The difficulty of achieving it creates great anxiety – and failure – when those proposing it realize that is the culmination of the long process of continuous upgrade that characterizes the first five of our Six Step Process. Our Process begins with understanding the fundamentals of change, including our innate human resistance. Next, we move to establishing the community of trust required to make the leap to excellence. The key is emplacing principled leaders who exhibit the intelligence and integrity to warrant our trust. It is only after effecting the required cultural change required that we can begin to think about creating a plan to maximize organizational excellence. It is here, by the way, that the Six Sigma and similar programs may be integrated with a comprehensive plan to create excellence.
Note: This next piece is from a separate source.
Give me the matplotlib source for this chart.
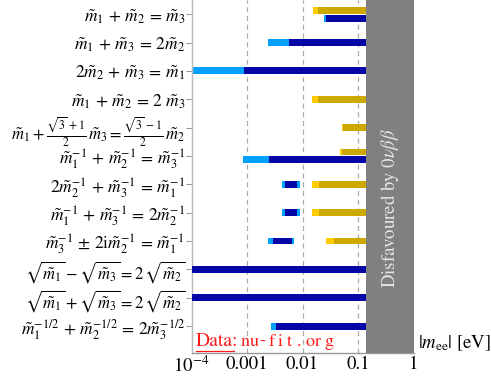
import matplotlib
matplotlib.use("Agg")
import matplotlib.pyplot as plt
from matplotlib.lines import Line2D

plt.rcParams['font.family'] = 'serif'
plt.rcParams['font.serif'] = ['STIXGeneral', 'Liberation Serif', 'DejaVu Serif']
plt.rcParams['mathtext.fontset'] = 'stix'

labels = [
    r'$\tilde{m}_1\,+\,\tilde{m}_2\,=\,\tilde{m}_3$',
    r'$\tilde{m}_1\,+\,\tilde{m}_3\,=\,2\tilde{m}_2$',
    r'$2\tilde{m}_2\,+\,\tilde{m}_3\,=\,\tilde{m}_1$',
    r'$\tilde{m}_1\,+\,\tilde{m}_2\,=\,2\ \tilde{m}_3$',
    r'$\tilde{m}_1 + \frac{\sqrt{3}\,+1}{2}\,\tilde{m}_3 = \frac{\sqrt{3}\,-1}{2}\,\tilde{m}_2$',
    r'$\tilde{m}_1^{-1}\,+\,\tilde{m}_2^{-1}\,=\,\tilde{m}_3^{-1}$',
    r'$2\tilde{m}_2^{-1}\,+\,\tilde{m}_3^{-1}\,=\,\tilde{m}_1^{-1}$',
    r'$\tilde{m}_1^{-1}\,+\,\tilde{m}_3^{-1}\,=\,2\tilde{m}_2^{-1}$',
    r'$\tilde{m}_3^{-1}\,\pm\,2\mathrm{i}\tilde{m}_2^{-1}\,=\,\tilde{m}_1^{-1}$',
    r'$\sqrt{\tilde{m}_1} - \sqrt{\tilde{m}_3} = 2\,\sqrt{\tilde{m}_2}$',
    r'$\sqrt{\tilde{m}_1} + \sqrt{\tilde{m}_3} = 2\,\sqrt{\tilde{m}_2}$',
    r'$\tilde{m}_1^{-1/2}\,+\,\tilde{m}_2^{-1/2}\,=\,2\tilde{m}_3^{-1/2}$',
]

# Normal ordering (blue): 3-sigma low, 1-sigma low, 1-sigma high, 3-sigma high [eV]
no_lo3 = [0.0244, 0.0024, 5e-5, None, None, 0.00085, 0.0042, 0.0042, 0.00238, 5e-5, 5e-5, 0.0027]
no_lo1 = [0.0266, 0.0056, 0.00089, None, None, 0.0025, 0.0049, 0.0049, 0.00289, 5e-5, 5e-5, 0.00335]
no_hi1 = [1.0, 1.0, 1.0, None, None, 1.0, 0.0081, 0.0081, 0.00634, 1.0, 1.0, 1.0]
no_hi3 = [1.0, 1.0, 1.0, None, None, 1.0, 0.0089, 0.0089, 0.0069, 1.0, 1.0, 1.0]

# Inverted ordering (gold)
io_lo3 = [0.0155, None, None, 0.0147, 0.051, 0.0469, 0.0149, 0.0149, 0.0262, None, None, None]
io_lo1 = [0.0188, None, None, 0.0188, 0.0546, 0.051, 0.0196, 0.0196, 0.0366, None, None, None]
io_hi1 = [1.0, None, None, 1.0, 1.0, 1.0, 1.0, 1.0, 1.0, None, None, None]
io_hi3 = [1.0, None, None, 1.0, 1.0, 1.0, 1.0, 1.0, 1.0, None, None, None]

bound_0vbb = 0.137
xticks = [1e-4, 1e-3, 1e-2, 1e-1, 1]
xticklabels = [r'$10^{-4}$', '0.001', '0.01', '0.1', '1']

DARK_BLUE = '#0505A8'
LIGHT_BLUE = '#00A0FF'
DARK_GOLD = '#CCA800'
LIGHT_GOLD = '#FFCC00'

fig = plt.figure(figsize=(4.91, 3.79), dpi=100)
ax = fig.add_axes([191.5 / 491, 26 / 379, 222 / 491, 353 / 379])

h = 0.245
off = 0.14

def draw(y, lo3, lo1, hi1, hi3, cl, cd):
    ax.barh(y, hi3 - lo3, left=lo3, height=h, color=cl, zorder=2, linewidth=0)
    ax.barh(y, hi1 - lo1, left=lo1, height=h, color=cd, zorder=3, linewidth=0)

for i in range(len(labels)):
    has_no = no_lo3[i] is not None
    has_io = io_lo3[i] is not None
    yn = yi = i
    if has_no and has_io:
        overlap = not (no_hi3[i] < io_lo3[i] or io_hi3[i] < no_lo3[i])
        if overlap:
            yi = i - off
            yn = i + off
    if has_no:
        draw(yn, no_lo3[i], no_lo1[i], no_hi1[i], no_hi3[i], LIGHT_BLUE, DARK_BLUE)
    if has_io:
        draw(yi, io_lo3[i], io_lo1[i], io_hi1[i], io_hi3[i], LIGHT_GOLD, DARK_GOLD)

ax.axvspan(bound_0vbb, 1, color='#808080', zorder=5, linewidth=0)
ax.text(0.894, 0.41, r'Disfavoured by $0\nu\beta\beta$', transform=ax.transAxes,
        rotation=90, ha='center', va='center', color='#E6E6E6', fontsize=13.5, zorder=6)

for xv in xticks[1:4]:
    ax.axvline(xv, color='#AAAAAA', ls=(0, (4, 3)), lw=0.9, zorder=1)

ax.set_xscale('log')
ax.set_xlim(1e-4, 1)
ax.set_ylim(11.95, -0.5)
ax.set_xticks(xticks)
ax.set_xticklabels(xticklabels, fontsize=13.5)
ax.minorticks_off()
ax.set_yticks(range(len(labels)))
tls = ax.set_yticklabels(labels, fontsize=12.5)
tls[4].set_fontsize(12)
tls[9].set_fontsize(12)
tls[10].set_fontsize(12)
ax.tick_params(axis='y', direction='out', length=4, color='#999999', pad=0.5)
ax.tick_params(axis='x', length=0, pad=2)

for s in ['top', 'right']:
    ax.spines[s].set_visible(False)
ax.spines['left'].set_color('#BBBBBB')
ax.spines['bottom'].set_color('#999999')
ax.spines['left'].set_linewidth(1.0)
ax.spines['bottom'].set_linewidth(1.0)

ax.text(1.02, 0.0, r'$|m_{\rm ee}|$ [eV]', transform=ax.transAxes,
        ha='left', va='bottom', fontsize=13.5)

ax.text(0.02, 0.008, 'Data:', transform=ax.transAxes, ha='left', va='bottom',
        color='#FF1A1A', fontsize=14, zorder=7)
ax.add_line(Line2D([0.022, 0.192], [0.006, 0.006], transform=ax.transAxes,
                   color='#FF1A1A', lw=0.9, zorder=7))
site = 'nu-fit.org'
for k, ch in enumerate(site):
    ax.text(0.222 + k * 0.0418, 0.008, ch, transform=ax.transAxes, ha='left', va='bottom',
            color='#FF1A1A', fontsize=13, zorder=7)

fig.savefig('out.png', dpi=100)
Once that plan is in place, only with the leadership and culture of responsibility that has been created, can we expect to actually execute it. It is here that most change programs – those that assume that the first three steps are in place, but rarely are – hit the wall.

That wall stands between the organization and continuous improvement. To punch through that wall requires a level of moral courage that few organizations can successfully sustain. The challenge begins with understanding that continuous improvement is all about upgrade – in leadership, people, the revenue machine, and the processes that support them. Those individuals, ideas and processes that were adequate in the past, must either grow and expand or fail in the face of ever increasing demands for improvement. This is the challenge inherent in achieving a state of continuous improvement and the major impediment to achieving it.

As Charles de Gaulle is reputed to have said about the indispensability of any individual to an organization “… the cemeteries are full of indispensable people.” He was correct – and before you launch your continuous improvement program, remember -- he was talking about you and me.

That is your challenge as the leader of organizational change. Face the challenges of continuous improvement – the need for continuous upgrading of resources – and the risks and responsibilities inherent therein.